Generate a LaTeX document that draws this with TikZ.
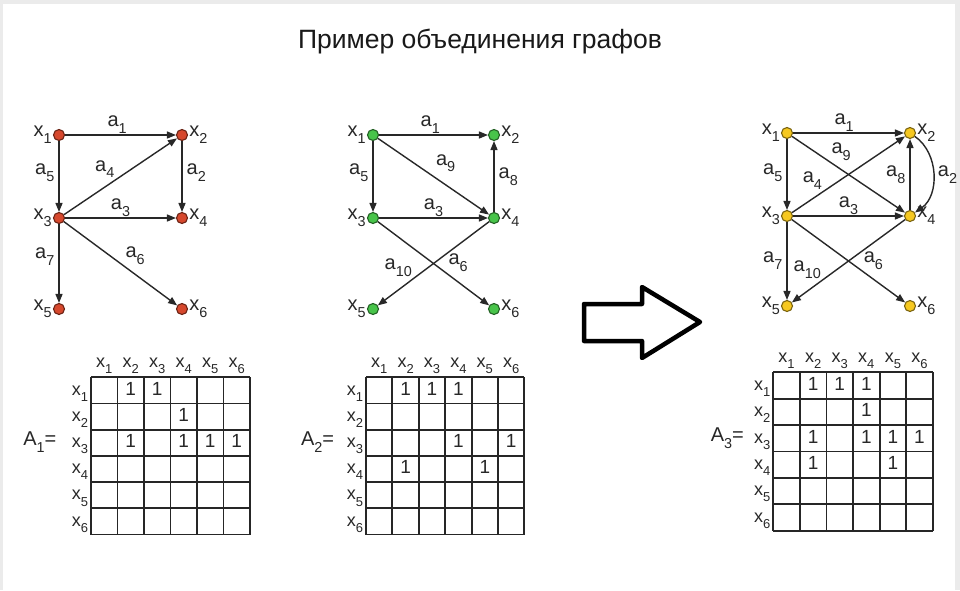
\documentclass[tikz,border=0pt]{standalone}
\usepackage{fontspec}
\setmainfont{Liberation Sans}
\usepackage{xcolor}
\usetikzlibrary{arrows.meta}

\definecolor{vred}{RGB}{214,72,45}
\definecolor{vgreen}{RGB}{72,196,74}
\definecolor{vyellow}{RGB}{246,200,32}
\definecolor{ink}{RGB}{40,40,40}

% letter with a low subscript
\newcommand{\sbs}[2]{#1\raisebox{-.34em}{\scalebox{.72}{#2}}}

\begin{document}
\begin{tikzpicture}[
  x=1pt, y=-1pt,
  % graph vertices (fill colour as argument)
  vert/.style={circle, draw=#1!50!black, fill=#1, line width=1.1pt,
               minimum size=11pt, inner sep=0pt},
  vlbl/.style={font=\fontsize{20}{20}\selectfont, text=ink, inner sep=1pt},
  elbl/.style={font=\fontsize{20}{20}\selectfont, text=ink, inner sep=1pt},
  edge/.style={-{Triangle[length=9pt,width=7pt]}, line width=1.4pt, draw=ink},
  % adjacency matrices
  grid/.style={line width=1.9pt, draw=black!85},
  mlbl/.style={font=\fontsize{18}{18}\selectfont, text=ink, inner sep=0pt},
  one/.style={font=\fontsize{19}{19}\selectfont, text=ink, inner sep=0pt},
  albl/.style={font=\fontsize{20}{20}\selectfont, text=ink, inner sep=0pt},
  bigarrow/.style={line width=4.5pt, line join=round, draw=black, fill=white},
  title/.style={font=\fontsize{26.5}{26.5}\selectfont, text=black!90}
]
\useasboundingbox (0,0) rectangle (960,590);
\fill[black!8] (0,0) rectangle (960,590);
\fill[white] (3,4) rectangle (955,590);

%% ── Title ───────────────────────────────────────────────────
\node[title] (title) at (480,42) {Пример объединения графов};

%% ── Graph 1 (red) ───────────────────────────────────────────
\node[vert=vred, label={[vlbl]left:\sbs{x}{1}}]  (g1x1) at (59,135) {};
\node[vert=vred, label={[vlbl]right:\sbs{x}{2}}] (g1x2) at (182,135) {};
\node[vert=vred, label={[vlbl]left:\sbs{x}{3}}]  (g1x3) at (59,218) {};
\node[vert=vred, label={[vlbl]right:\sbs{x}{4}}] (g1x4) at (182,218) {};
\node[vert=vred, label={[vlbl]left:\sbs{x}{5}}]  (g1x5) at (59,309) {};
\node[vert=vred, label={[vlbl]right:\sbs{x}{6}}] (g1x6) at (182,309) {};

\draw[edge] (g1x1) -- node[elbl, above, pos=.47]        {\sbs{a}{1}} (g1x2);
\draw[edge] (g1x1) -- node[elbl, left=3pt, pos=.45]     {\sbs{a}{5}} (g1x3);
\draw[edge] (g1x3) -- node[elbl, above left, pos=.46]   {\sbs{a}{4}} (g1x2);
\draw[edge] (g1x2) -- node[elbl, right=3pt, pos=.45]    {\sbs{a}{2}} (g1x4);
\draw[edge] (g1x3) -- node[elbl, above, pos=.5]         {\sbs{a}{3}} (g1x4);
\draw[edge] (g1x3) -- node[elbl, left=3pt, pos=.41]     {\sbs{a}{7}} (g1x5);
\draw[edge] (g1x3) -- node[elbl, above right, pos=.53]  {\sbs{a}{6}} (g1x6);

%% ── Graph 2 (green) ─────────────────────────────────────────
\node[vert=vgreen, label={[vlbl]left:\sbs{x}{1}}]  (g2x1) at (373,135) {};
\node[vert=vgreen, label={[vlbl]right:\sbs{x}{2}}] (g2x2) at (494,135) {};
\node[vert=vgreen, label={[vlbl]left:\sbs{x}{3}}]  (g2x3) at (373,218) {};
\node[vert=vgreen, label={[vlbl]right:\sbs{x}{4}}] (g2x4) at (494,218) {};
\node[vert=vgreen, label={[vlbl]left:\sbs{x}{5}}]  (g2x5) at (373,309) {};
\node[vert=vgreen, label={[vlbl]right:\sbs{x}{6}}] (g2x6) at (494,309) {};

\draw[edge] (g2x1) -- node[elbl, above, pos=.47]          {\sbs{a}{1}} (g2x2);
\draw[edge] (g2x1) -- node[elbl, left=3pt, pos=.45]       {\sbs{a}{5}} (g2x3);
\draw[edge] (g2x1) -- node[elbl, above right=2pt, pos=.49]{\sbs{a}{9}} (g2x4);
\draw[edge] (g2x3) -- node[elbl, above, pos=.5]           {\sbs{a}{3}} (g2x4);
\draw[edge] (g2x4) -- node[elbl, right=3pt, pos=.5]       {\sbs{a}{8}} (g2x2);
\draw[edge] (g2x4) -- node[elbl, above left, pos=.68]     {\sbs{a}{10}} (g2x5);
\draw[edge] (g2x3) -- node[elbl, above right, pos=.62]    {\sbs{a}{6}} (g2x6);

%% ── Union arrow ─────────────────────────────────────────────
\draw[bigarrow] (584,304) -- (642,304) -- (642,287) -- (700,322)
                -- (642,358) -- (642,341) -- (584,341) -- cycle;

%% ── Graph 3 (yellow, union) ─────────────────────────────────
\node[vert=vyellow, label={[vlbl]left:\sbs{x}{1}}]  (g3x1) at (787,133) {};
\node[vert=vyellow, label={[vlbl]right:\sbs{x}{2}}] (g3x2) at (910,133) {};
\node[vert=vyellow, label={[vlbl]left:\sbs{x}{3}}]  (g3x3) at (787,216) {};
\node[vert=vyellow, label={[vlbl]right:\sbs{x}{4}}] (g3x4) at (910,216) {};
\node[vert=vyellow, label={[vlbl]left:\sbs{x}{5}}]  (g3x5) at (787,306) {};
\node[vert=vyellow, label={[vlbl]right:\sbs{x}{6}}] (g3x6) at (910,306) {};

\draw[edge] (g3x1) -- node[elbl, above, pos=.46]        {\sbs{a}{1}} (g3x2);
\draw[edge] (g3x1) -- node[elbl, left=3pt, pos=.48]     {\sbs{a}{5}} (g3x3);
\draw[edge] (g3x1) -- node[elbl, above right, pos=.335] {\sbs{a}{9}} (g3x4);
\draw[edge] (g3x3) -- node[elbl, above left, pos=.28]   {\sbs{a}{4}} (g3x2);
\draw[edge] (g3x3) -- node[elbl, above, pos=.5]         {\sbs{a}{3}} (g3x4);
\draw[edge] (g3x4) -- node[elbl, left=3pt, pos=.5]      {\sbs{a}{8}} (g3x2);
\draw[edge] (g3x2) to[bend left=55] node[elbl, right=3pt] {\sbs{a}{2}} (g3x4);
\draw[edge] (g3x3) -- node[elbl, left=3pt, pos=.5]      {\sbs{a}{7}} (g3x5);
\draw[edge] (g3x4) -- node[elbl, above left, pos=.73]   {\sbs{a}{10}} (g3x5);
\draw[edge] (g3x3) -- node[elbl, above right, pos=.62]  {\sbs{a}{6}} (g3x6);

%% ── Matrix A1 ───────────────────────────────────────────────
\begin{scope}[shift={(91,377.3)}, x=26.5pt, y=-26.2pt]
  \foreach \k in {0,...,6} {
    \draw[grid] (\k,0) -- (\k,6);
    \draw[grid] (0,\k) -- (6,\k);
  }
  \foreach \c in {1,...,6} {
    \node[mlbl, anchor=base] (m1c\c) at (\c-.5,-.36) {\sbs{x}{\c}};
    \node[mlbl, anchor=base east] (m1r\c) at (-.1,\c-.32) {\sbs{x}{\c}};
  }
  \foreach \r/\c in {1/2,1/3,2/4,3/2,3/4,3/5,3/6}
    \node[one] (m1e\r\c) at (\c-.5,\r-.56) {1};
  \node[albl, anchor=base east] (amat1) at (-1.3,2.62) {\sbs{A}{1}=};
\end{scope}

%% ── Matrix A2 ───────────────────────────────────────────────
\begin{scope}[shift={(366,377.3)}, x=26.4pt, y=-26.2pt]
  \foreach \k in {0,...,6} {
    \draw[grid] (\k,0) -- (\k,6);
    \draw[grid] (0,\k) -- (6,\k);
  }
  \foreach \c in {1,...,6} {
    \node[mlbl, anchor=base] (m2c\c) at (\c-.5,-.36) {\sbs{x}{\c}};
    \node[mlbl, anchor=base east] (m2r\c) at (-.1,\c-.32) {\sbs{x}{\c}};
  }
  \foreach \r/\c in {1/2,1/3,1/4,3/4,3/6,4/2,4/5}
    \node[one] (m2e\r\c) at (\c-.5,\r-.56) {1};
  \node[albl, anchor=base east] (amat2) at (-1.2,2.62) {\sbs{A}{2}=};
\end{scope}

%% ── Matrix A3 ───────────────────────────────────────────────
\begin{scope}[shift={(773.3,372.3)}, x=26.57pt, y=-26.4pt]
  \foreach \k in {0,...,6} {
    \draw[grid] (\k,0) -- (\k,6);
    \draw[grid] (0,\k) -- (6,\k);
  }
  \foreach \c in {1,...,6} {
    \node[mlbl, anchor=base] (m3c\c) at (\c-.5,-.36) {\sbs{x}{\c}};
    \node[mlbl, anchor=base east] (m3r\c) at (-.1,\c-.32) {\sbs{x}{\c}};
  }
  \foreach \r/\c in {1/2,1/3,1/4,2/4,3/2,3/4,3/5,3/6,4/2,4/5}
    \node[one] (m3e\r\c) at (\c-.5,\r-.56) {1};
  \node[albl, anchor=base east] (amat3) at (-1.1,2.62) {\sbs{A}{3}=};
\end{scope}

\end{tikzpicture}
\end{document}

#####

### EXERCISE:
Repeat the lines exactly as they stand, from the opening line of the data through the line with "(title) at (480,42)". Pictures stay out of the copy.

### RESULT BELOW:
Generate a LaTeX document that draws this with TikZ.
\documentclass[tikz,border=0pt]{standalone}
\usepackage{fontspec}
\setmainfont{Liberation Sans}
\usepackage{xcolor}
\usetikzlibrary{arrows.meta}

\definecolor{vred}{RGB}{214,72,45}
\definecolor{vgreen}{RGB}{72,196,74}
\definecolor{vyellow}{RGB}{246,200,32}
\definecolor{ink}{RGB}{40,40,40}

% letter with a low subscript
\newcommand{\sbs}[2]{#1\raisebox{-.34em}{\scalebox{.72}{#2}}}

\begin{document}
\begin{tikzpicture}[
  x=1pt, y=-1pt,
  % graph vertices (fill colour as argument)
  vert/.style={circle, draw=#1!50!black, fill=#1, line width=1.1pt,
               minimum size=11pt, inner sep=0pt},
  vlbl/.style={font=\fontsize{20}{20}\selectfont, text=ink, inner sep=1pt},
  elbl/.style={font=\fontsize{20}{20}\selectfont, text=ink, inner sep=1pt},
  edge/.style={-{Triangle[length=9pt,width=7pt]}, line width=1.4pt, draw=ink},
  % adjacency matrices
  grid/.style={line width=1.9pt, draw=black!85},
  mlbl/.style={font=\fontsize{18}{18}\selectfont, text=ink, inner sep=0pt},
  one/.style={font=\fontsize{19}{19}\selectfont, text=ink, inner sep=0pt},
  albl/.style={font=\fontsize{20}{20}\selectfont, text=ink, inner sep=0pt},
  bigarrow/.style={line width=4.5pt, line join=round, draw=black, fill=white},
  title/.style={font=\fontsize{26.5}{26.5}\selectfont, text=black!90}
]
\useasboundingbox (0,0) rectangle (960,590);
\fill[black!8] (0,0) rectangle (960,590);
\fill[white] (3,4) rectangle (955,590);

%% ── Title ───────────────────────────────────────────────────
\node[title] (title) at (480,42) {Пример объединения графов};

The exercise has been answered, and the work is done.